Punting: To punt the farthest, you must connect with what kickers call the 'sweet spot' on the football. Physicists like University of Nebraska physics Prof. Tim Gay call it the 'center of percussion.' This is the spot on the ball where the transfer of energy from the punter's foot to the ball is the most efficient. It's an oblong spot about 5 cm (2 in.) long, Gay estimates.
The moment when a kicker connects with the ball, the speed at which it leaves his foot, even the altitude of the playing field, all of these affect a ball's flight.
If a punter's knee is partially bent when his foot hits the ball, the energy transfer from kicker to ball is incomplete. But if the ball meets the player's foot at the instant his knee is locked and his leg fully extended, maximum energy transfer occurs and the ball soars downfield.
Altitude can be a big factor. 'You can get about 5 or 6 yards more ... in Boulder, Colo., than in Lincoln, Neb.,' Gay says, 'just because of the lower air pressure.' The 'thinner' air at high-altitude Boulder means there's less drag, or air friction, on the ball.
Tackling: Sir Isaac Newton could have told you a thing or two about tackling, though football was two centuries in the future when he was around. Sir Isaac's Third Law of Motion states that for every action or force, there is an equal and opposite reaction. Great tacklers, like Nebraska's Keyuo Carver [see photo, next page], apply this law. The harder Keyuo pushes into the ground, the more force it exerts on him, and thereby to his opponent.
'He extends through his legs,' Gay observes, 'so the ground is exerting a huge force. His head is up, and he's extending his body -and just cleans those people.'
But when two players collide in midair (as in an over-the-top goal-line plunge), different rules apply. 'You have pure conservation of momentum,' Gay says. This is a consequence of Newton's Second and Third Laws.
Conservation of momentum states that total momentum in an isolated area cannot change. In other words, if opposing players of the same mass (weight) collide at the same speed, they will fall straight down. But if the players have unequal momentum (mass times speed), the player with greater momentum will control the direction of the collision - whether into the end zone or away from it.
Passing: Does a football thrown in a tight spiral travel farther than one that's not spinning as fast? No, not necessarily.
The football's rate of spin 'is essentially irrelevant to how far it goes,' Gay says. The spin does reduce the drag (air friction) on the ball. It also stabilizes the ball in flight. This is the principle of angular momentum. It's the same principle that keeps a gyroscope stable.
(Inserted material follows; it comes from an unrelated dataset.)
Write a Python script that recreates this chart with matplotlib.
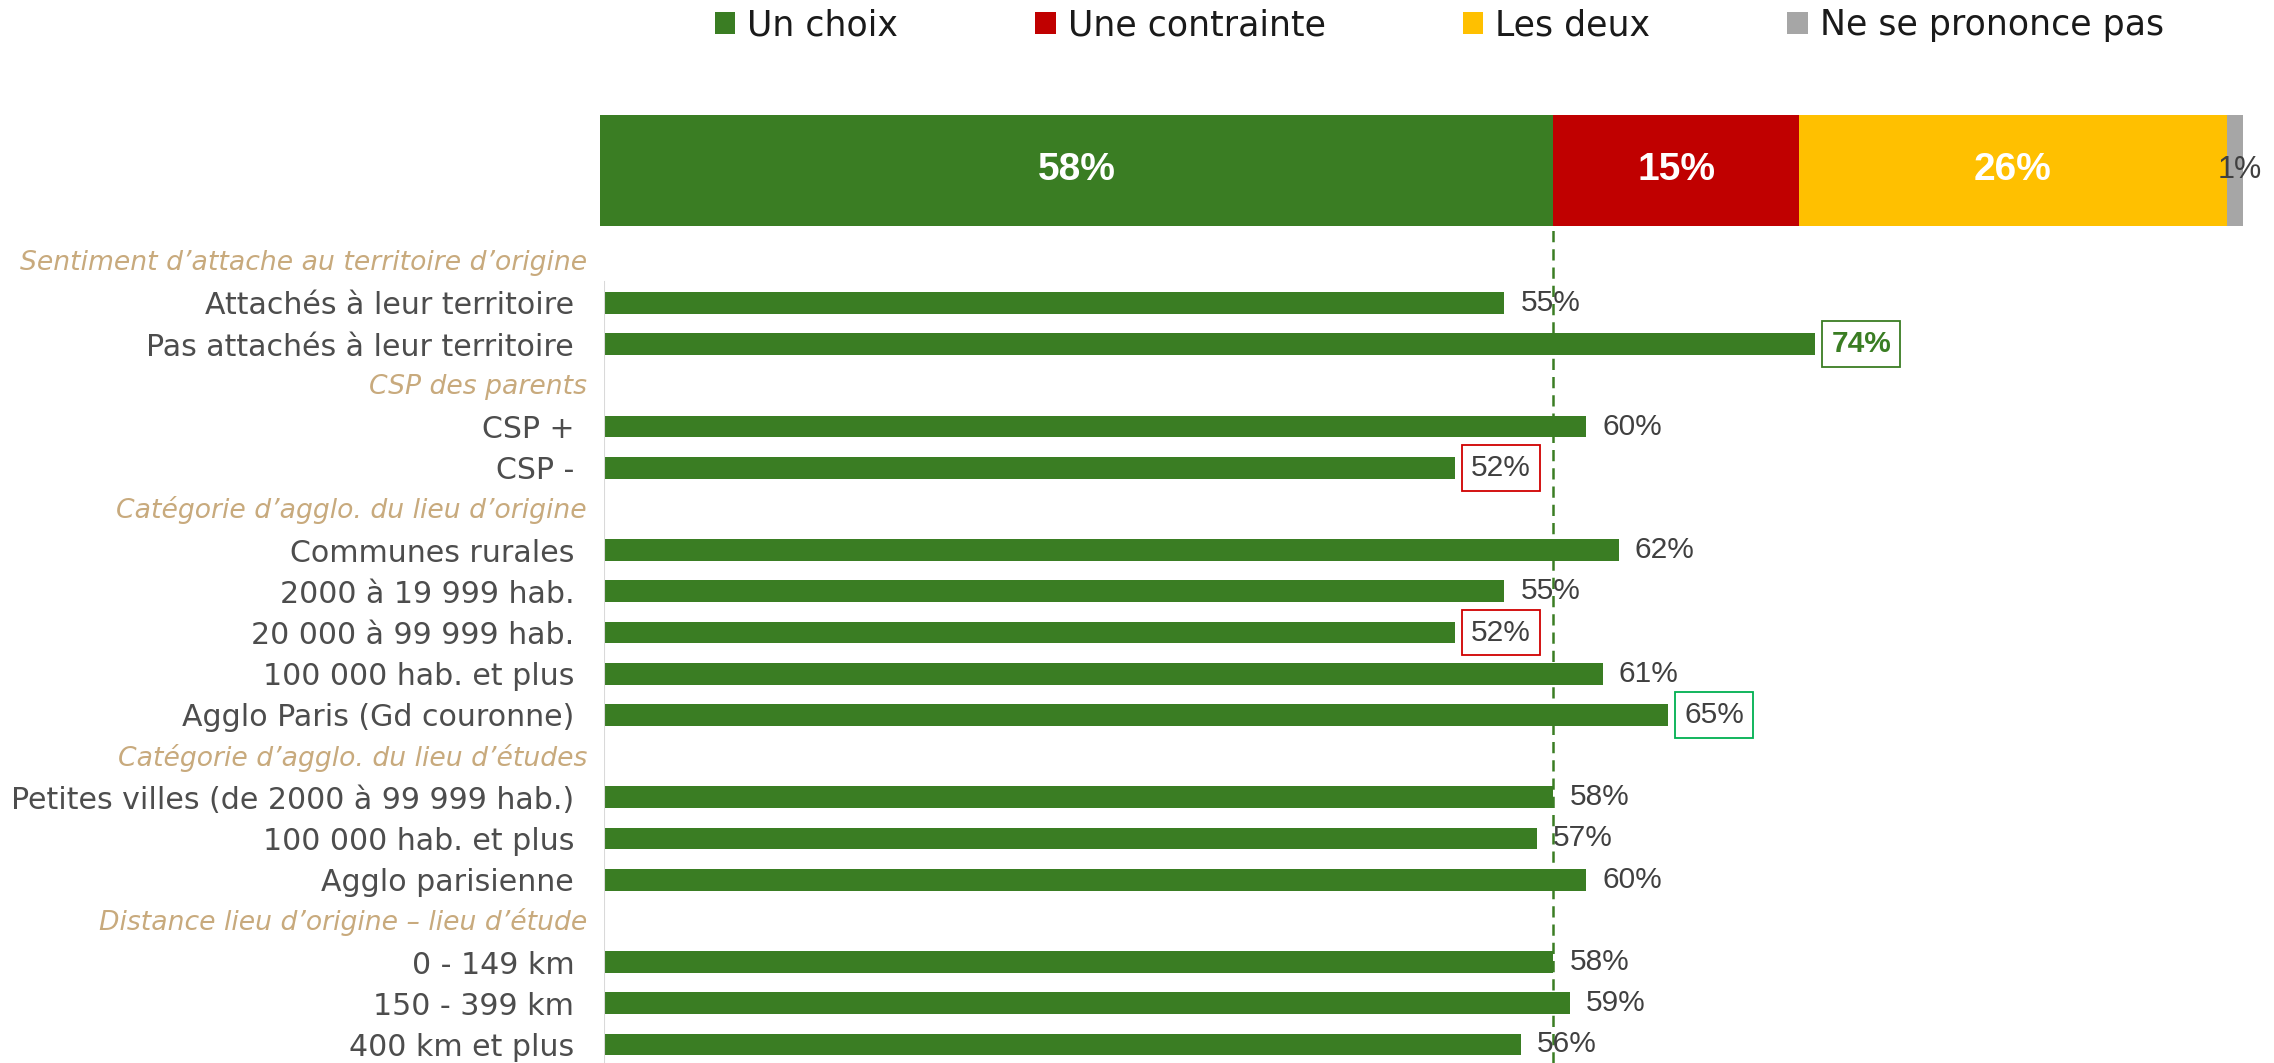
import matplotlib
matplotlib.use('Agg')
import matplotlib.pyplot as plt
from matplotlib.patches import Patch

W, H, DPI = 2274, 1063, 100

# ---- data ----
overall_labels = ['Un choix', 'Une contrainte', 'Les deux', 'Ne se prononce pas']
overall_values = [58, 15, 26, 1]
overall_colors = ['#3A7D23', '#C00000', '#FFC000', '#A6A6A6']
overall_text_colors = ['white', 'white', 'white', '#404040']

group_titles = ["Sentiment d’attache au territoire d’origine",
                "CSP des parents",
                "Catégorie d’agglo. du lieu d’origine",
                "Catégorie d’agglo. du lieu d’études",
                "Distance lieu d’origine – lieu d’étude"]
group_sizes = [2, 2, 5, 3, 3]
item_labels = ["Attachés à leur territoire", "Pas attachés à leur territoire",
               "CSP +", "CSP -",
               "Communes rurales", "2000 à 19 999 hab.", "20 000 à 99 999 hab.",
               "100 000 hab. et plus", "Agglo Paris (Gd couronne)",
               "Petites villes (de 2000 à 99 999 hab.)", "100 000 hab. et plus",
               "Agglo parisienne",
               "0 - 149 km", "150 - 399 km", "400 km et plus"]
item_values = [55, 74, 60, 52, 62, 55, 52, 61, 65, 58, 57, 60, 58, 59, 56]
item_marks = ['', 'high', '', 'low', '', '', 'low', '', 'up', '', '', '', '', '', '']

GREEN = '#3A7D23'
TAN = '#C8AA7D'
TXT = '#404040'
LABEL_TXT = '#4D4D4D'

# ---- rows ----
header_rows, item_rows = [], []
r = 0
for n in group_sizes:
    header_rows.append(r)
    r += 1
    for _ in range(n):
        item_rows.append(r)
        r += 1

fig = plt.figure(figsize=(W / DPI, H / DPI), dpi=DPI)

# ---- top stacked bar ----
ax_top = fig.add_axes([600 / W, 1 - 226 / H, 1643 / W, 111 / H])
left = 0
for v, c, tc in zip(overall_values, overall_colors, overall_text_colors):
    ax_top.barh(0, v, left=left, color=c, height=1.0)
    if v >= 5:
        ax_top.text(left + v / 2, 0, f'{v}%', ha='center', va='center', color=tc,
                    fontsize=28, fontweight='bold', family='Liberation Sans')
    else:
        ax_top.text(left + v / 2 + 0.3, 0, f'{v}%', ha='center', va='center', color=tc,
                    fontsize=22, family='Liberation Sans')
    left += v
ax_top.set_xlim(0, 100)
ax_top.set_ylim(-0.5, 0.5)
ax_top.axis('off')

# ---- lower bars ----
ax = fig.add_axes([604 / W, 0, 1637 / W, 837 / H])
ax.set_xlim(0, 100)
ax.set_ylim(19.45, -0.869)
ax.barh(item_rows, item_values, height=0.53, color=GREEN)
for s in ax.spines.values():
    s.set_visible(False)
ax.axvline(0, ymin=0, ymax=0.933, color='#D9D9D9', lw=1.5)
ax.axvline(overall_values[0], color=GREEN, lw=1.8, ls=(0, (4.5, 2.8)), clip_on=False)
ax.set_xticks([])
ax.set_yticks(item_rows, item_labels)
ax.tick_params(axis='y', left=False, pad=18, labelsize=21.6, labelcolor=LABEL_TXT)

for t, row in zip(group_titles, header_rows):
    ax.annotate(t, xy=(0, row), xycoords=ax.get_yaxis_transform(), xytext=(-12.2, -1),
                textcoords='offset points', ha='right', va='center', color=TAN,
                fontsize=19.2, fontstyle='italic')

box_colors = {'high': GREEN, 'low': '#D00000', 'up': '#00B050'}
for v, row, m in zip(item_values, item_rows, item_marks):
    kw = dict(fontsize=21.5, family='Liberation Sans', color=TXT)
    if m:
        kw['bbox'] = dict(boxstyle='square,pad=0.3', fc='white', ec=box_colors[m], lw=1.3)
    if m == 'high':
        kw['color'] = GREEN
        kw['fontweight'] = 'bold'
    ax.annotate(f'{v}%', xy=(v, row), xytext=(11.5, 0), textcoords='offset points',
                ha='left', va='center', **kw)

# ---- legend ----
handles = [Patch(facecolor=c, edgecolor='none') for c in overall_colors]
fig.legend(handles, overall_labels, loc='center left', bbox_to_anchor=(715 / W, 1 - 25 / H),
           ncol=4, frameon=False, fontsize=25, handlelength=0.58, handleheight=0.6,
           handletextpad=0.35, columnspacing=3.95, borderpad=0, borderaxespad=0,
           labelcolor='#1A1A1A')

fig.savefig('out.png', dpi=DPI)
If a quarterback wanted to put maximum spin on the ball, he would hold the ball right in the middle. No quarterback does this, however. They get the most directional control and power by holding the football toward the back. That way, they can push the ball forward with their hands.
There's still a physics mystery involved in throwing a football. Sometimes, the tip of a thrown football will angle up and then angle down as it flies. Other times, the point of the ball stays in the same angle throughout its flight. A ball that points up and then angles down meets less air resistance, so it travels farther. It's also easier to catch. But physicists can't tell quarterbacks how to do that every time - yet.